[Items from a data source]
---+---
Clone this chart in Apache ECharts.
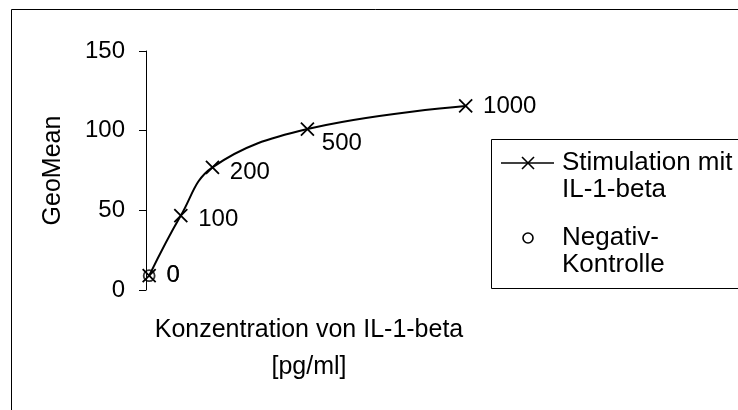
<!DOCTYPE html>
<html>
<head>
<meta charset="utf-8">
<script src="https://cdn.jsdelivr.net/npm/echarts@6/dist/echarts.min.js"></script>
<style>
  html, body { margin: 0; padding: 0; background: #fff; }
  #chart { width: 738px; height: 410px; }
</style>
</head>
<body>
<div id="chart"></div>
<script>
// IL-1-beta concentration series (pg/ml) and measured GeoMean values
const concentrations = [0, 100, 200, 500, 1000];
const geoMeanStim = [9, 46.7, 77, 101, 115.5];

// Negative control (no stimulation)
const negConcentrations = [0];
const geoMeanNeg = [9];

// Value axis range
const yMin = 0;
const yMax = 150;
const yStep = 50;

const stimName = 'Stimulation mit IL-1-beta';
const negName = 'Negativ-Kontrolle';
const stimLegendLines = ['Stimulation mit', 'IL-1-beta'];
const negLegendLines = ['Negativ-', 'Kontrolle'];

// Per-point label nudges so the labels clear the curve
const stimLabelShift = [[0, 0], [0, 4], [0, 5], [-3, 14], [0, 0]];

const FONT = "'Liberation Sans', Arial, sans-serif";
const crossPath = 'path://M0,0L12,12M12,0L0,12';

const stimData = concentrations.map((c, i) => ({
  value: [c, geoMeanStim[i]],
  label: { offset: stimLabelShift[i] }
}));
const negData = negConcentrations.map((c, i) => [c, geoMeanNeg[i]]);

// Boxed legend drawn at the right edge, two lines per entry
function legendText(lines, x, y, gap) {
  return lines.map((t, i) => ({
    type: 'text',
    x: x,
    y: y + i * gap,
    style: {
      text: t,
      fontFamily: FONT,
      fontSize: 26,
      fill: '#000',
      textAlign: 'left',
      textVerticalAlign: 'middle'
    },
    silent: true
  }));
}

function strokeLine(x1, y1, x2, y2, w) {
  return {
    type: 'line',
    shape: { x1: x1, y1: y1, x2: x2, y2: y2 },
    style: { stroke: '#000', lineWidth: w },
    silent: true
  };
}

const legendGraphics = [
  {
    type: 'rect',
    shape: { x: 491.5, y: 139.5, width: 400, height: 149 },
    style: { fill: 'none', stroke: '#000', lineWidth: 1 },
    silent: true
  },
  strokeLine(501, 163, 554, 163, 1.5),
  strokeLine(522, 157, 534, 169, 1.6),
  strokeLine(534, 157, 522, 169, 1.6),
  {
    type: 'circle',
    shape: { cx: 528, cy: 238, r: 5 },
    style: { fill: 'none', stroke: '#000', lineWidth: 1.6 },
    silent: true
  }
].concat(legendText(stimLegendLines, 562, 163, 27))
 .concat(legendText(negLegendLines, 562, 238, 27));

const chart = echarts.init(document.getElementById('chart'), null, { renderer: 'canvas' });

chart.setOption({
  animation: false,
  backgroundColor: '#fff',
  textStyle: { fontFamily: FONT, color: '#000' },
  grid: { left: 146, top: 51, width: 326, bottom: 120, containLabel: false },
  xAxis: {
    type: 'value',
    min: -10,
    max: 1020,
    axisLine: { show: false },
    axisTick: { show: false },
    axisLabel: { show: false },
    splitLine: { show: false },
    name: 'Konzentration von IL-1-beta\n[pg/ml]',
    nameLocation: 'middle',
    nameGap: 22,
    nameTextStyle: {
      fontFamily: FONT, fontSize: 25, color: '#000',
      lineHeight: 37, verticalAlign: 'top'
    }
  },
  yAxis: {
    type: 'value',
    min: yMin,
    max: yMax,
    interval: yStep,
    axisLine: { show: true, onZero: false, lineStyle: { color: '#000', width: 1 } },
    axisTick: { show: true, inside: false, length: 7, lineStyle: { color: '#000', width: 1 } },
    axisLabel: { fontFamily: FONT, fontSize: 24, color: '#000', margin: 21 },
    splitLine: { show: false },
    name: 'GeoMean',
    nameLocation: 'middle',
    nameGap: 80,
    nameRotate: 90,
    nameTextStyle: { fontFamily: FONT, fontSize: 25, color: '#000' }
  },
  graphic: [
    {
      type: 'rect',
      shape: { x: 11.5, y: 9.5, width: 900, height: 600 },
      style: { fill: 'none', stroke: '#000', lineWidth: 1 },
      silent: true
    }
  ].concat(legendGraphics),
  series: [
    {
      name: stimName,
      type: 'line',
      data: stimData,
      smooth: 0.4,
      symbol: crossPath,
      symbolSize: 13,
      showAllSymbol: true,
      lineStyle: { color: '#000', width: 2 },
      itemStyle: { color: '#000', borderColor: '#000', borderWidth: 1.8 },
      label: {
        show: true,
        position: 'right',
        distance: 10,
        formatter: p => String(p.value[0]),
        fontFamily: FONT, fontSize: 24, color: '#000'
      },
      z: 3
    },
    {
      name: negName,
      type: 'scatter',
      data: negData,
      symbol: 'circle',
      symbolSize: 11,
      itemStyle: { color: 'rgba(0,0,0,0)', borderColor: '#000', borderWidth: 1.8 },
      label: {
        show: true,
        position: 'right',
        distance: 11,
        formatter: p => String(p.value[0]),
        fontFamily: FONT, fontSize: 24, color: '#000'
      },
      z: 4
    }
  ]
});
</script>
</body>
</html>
---+---
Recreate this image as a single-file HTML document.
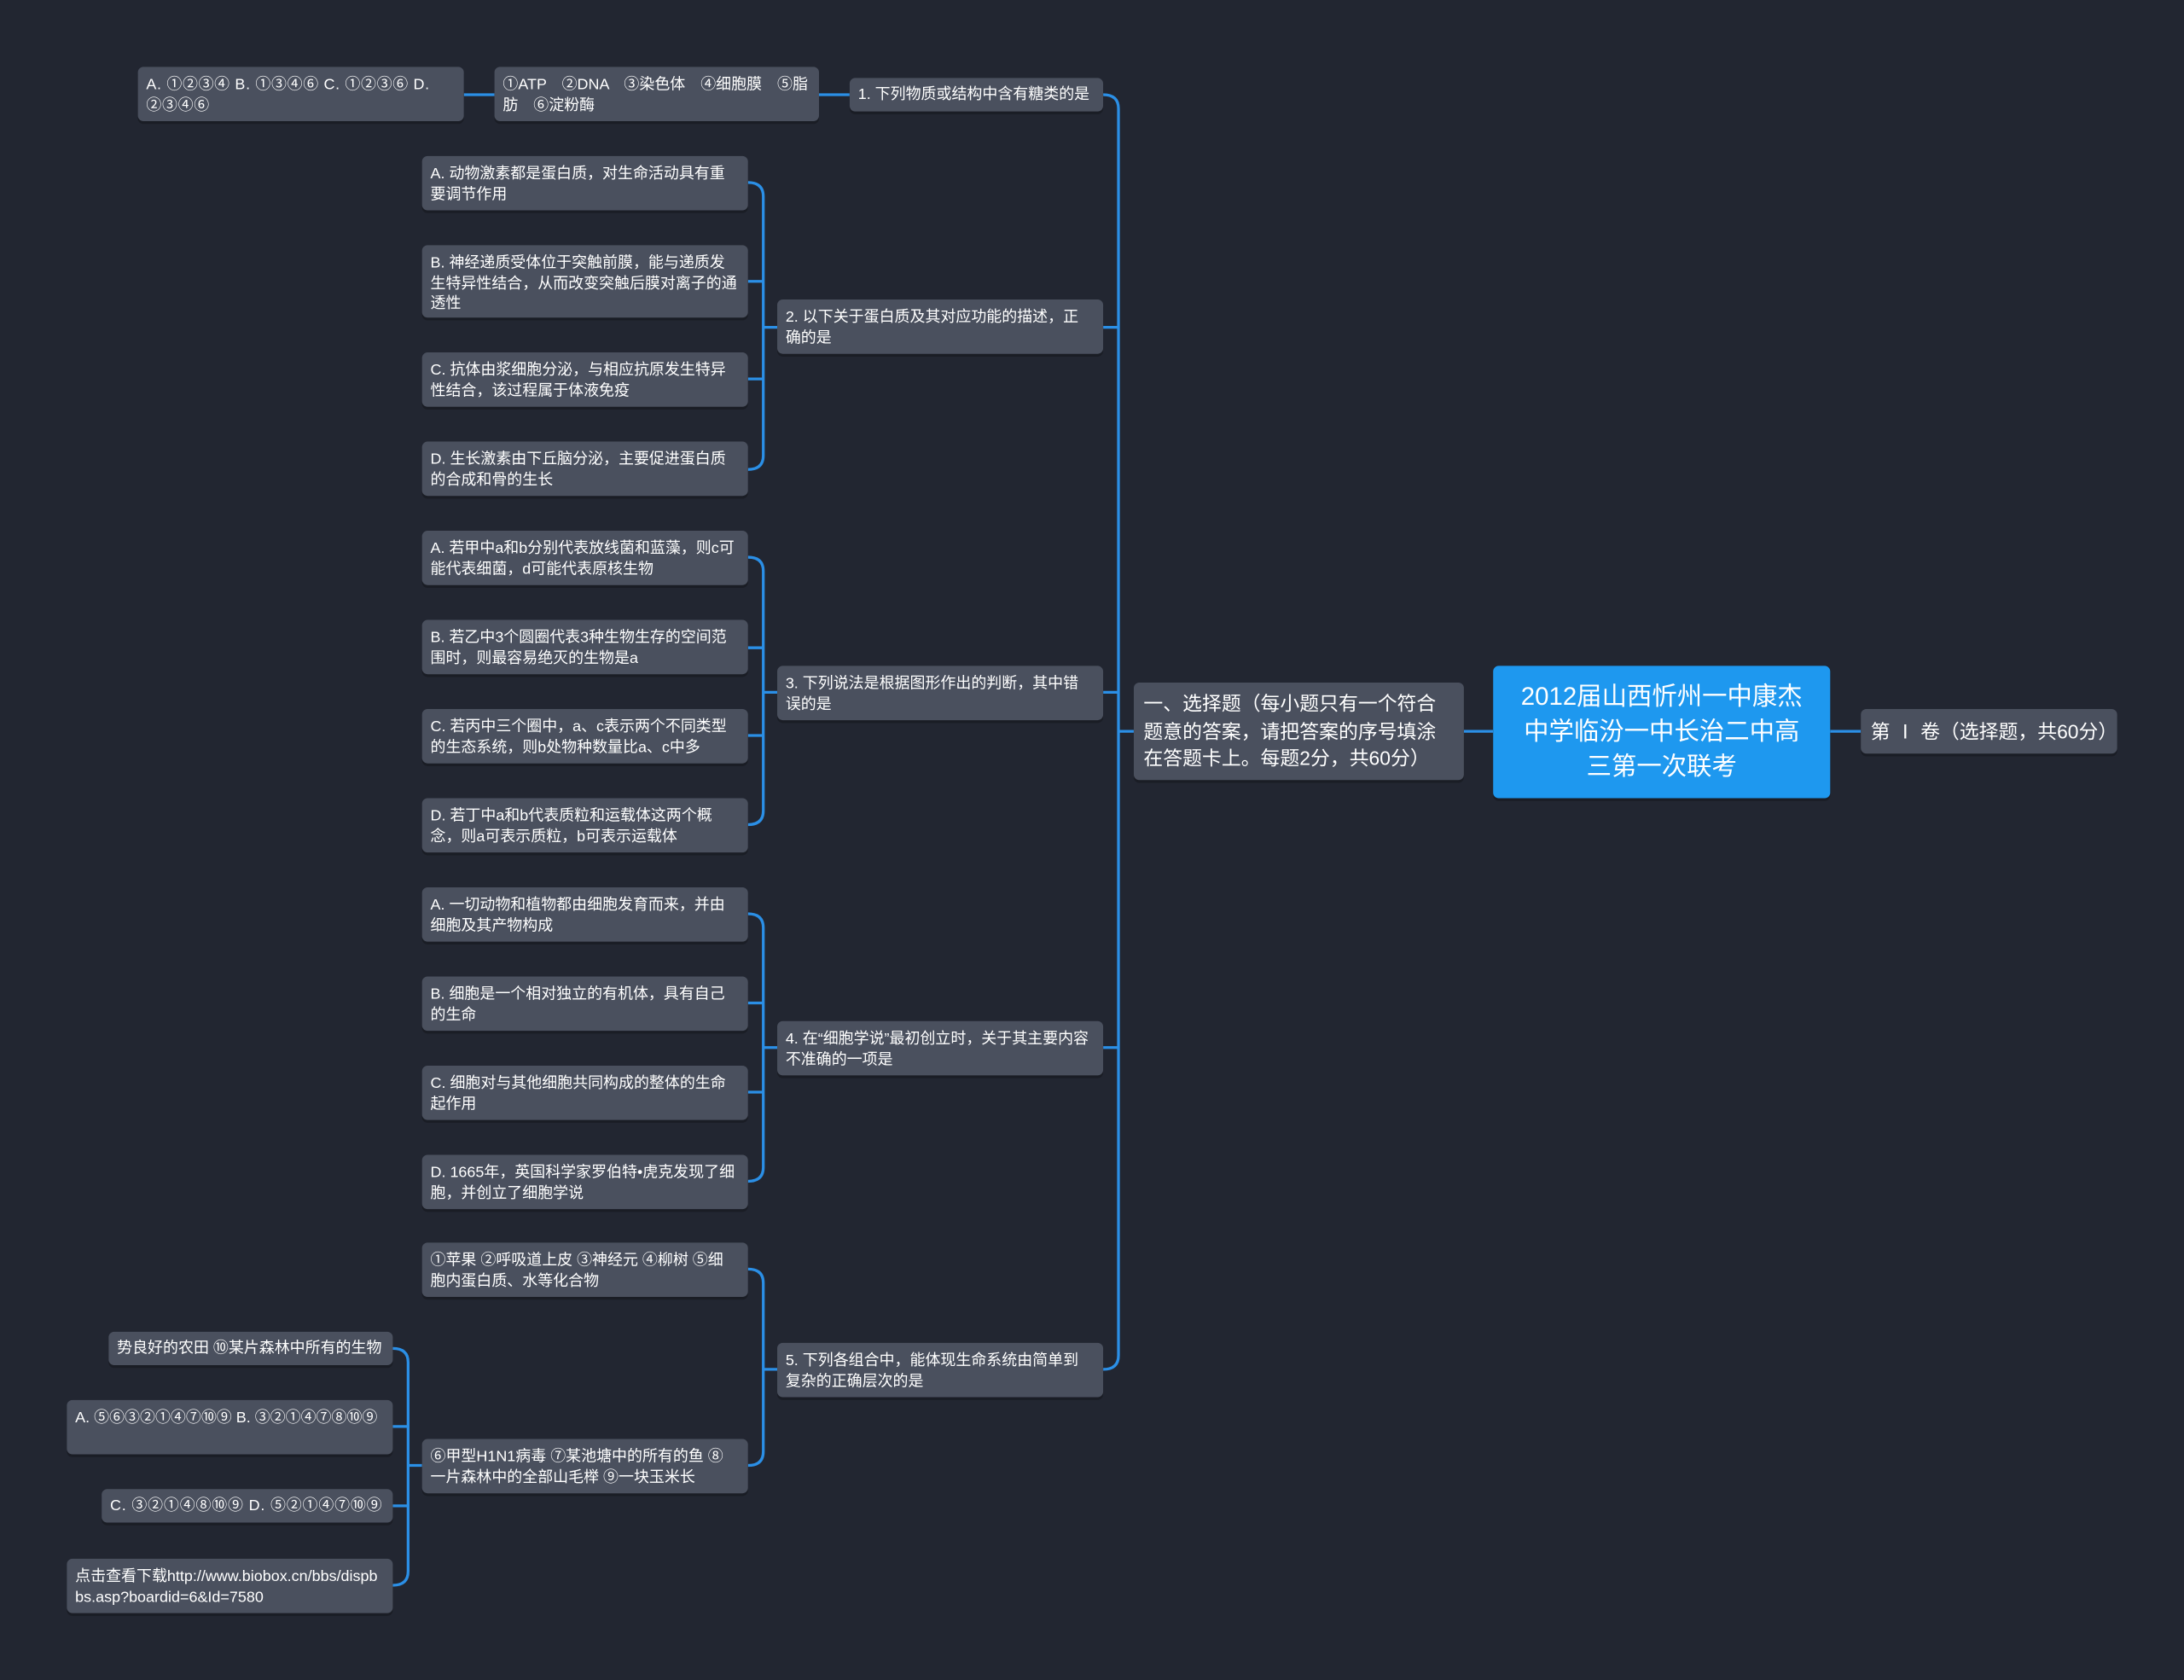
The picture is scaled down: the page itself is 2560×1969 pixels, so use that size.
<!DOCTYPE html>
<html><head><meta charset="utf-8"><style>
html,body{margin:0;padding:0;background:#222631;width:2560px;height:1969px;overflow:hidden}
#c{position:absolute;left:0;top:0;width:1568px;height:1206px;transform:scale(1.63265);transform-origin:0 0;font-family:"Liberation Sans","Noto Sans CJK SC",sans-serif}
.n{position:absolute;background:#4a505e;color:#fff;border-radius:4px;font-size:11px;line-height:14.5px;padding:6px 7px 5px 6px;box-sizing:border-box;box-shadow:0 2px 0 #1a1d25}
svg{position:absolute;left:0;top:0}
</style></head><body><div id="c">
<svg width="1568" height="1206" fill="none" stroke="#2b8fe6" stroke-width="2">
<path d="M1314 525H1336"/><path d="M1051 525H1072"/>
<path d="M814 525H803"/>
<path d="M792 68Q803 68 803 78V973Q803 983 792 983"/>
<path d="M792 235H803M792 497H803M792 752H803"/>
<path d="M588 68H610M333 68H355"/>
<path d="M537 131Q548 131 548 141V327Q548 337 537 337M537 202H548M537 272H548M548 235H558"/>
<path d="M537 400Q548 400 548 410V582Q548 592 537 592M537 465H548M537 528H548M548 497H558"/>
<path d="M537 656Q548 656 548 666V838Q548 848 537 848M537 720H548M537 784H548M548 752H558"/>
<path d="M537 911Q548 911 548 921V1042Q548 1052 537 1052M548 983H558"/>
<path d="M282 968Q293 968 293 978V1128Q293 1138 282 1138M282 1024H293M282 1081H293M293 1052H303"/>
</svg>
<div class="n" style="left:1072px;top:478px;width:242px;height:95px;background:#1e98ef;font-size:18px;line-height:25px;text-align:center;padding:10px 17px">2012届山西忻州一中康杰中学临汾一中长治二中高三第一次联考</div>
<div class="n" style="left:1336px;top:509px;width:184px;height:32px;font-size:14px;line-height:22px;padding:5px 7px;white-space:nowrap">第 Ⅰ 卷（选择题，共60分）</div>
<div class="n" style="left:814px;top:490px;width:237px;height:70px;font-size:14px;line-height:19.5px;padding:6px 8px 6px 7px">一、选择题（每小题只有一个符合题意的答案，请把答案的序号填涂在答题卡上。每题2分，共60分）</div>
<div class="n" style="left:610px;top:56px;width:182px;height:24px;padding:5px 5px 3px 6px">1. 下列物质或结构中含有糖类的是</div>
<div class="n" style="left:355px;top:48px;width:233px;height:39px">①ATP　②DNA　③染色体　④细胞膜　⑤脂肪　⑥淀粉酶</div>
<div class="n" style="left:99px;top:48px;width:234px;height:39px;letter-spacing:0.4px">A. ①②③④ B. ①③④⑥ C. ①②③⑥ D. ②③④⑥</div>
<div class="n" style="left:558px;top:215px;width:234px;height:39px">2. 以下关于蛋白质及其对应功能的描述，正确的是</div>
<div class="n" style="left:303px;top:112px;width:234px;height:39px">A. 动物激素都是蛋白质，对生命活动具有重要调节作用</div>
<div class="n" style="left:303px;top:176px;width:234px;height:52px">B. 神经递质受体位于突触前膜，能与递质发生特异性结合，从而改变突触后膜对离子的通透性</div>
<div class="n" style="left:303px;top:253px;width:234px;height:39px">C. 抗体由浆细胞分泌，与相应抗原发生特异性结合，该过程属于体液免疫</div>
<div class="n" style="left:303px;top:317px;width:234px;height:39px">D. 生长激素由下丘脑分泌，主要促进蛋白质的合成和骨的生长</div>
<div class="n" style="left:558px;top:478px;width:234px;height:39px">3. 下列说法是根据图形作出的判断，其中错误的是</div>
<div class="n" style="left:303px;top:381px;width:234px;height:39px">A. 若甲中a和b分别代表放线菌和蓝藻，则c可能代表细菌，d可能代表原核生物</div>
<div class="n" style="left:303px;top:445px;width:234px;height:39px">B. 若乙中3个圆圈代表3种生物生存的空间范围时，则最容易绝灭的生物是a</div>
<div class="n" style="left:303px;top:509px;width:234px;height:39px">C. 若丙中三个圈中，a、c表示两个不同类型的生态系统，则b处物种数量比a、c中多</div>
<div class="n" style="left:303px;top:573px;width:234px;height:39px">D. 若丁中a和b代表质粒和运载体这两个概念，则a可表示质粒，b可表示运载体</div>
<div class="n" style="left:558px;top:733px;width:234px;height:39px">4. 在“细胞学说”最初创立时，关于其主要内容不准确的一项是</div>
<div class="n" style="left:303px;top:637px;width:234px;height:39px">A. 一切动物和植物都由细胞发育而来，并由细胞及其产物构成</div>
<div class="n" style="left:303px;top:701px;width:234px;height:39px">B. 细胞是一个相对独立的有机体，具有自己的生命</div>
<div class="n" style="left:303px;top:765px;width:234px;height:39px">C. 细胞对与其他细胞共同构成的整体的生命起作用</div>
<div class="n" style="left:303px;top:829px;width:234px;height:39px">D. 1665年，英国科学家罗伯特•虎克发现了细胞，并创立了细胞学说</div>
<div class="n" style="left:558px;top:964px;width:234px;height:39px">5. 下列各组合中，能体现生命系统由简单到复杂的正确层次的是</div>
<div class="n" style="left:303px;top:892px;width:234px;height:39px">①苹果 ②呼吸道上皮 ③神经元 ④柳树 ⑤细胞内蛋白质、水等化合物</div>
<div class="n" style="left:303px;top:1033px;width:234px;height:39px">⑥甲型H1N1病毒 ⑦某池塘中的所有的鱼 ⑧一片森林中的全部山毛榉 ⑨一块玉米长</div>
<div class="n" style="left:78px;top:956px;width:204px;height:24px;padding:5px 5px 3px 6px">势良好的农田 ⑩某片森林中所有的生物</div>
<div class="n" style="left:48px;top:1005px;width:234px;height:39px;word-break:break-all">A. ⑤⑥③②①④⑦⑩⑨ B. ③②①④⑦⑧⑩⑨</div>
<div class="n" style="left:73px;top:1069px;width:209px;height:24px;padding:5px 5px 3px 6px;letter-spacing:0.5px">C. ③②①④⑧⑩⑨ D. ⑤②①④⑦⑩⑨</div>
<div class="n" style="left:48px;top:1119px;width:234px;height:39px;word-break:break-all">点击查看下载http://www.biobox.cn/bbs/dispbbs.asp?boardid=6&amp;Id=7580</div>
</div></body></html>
---+---
[What you are asked to do]
Quote exactly what appears from the line containing "Clone this chart in Apache ECharts." through the line containing "const yStep = 50;", both included, except for the pictures, and nothing more.

[Full response]
Clone this chart in Apache ECharts.
<!DOCTYPE html>
<html>
<head>
<meta charset="utf-8">
<script src="https://cdn.jsdelivr.net/npm/echarts@6/dist/echarts.min.js"></script>
<style>
  html, body { margin: 0; padding: 0; background: #fff; }
  #chart { width: 738px; height: 410px; }
</style>
</head>
<body>
<div id="chart"></div>
<script>
// IL-1-beta concentration series (pg/ml) and measured GeoMean values
const concentrations = [0, 100, 200, 500, 1000];
const geoMeanStim = [9, 46.7, 77, 101, 115.5];

// Negative control (no stimulation)
const negConcentrations = [0];
const geoMeanNeg = [9];

// Value axis range
const yMin = 0;
const yMax = 150;
const yStep = 50;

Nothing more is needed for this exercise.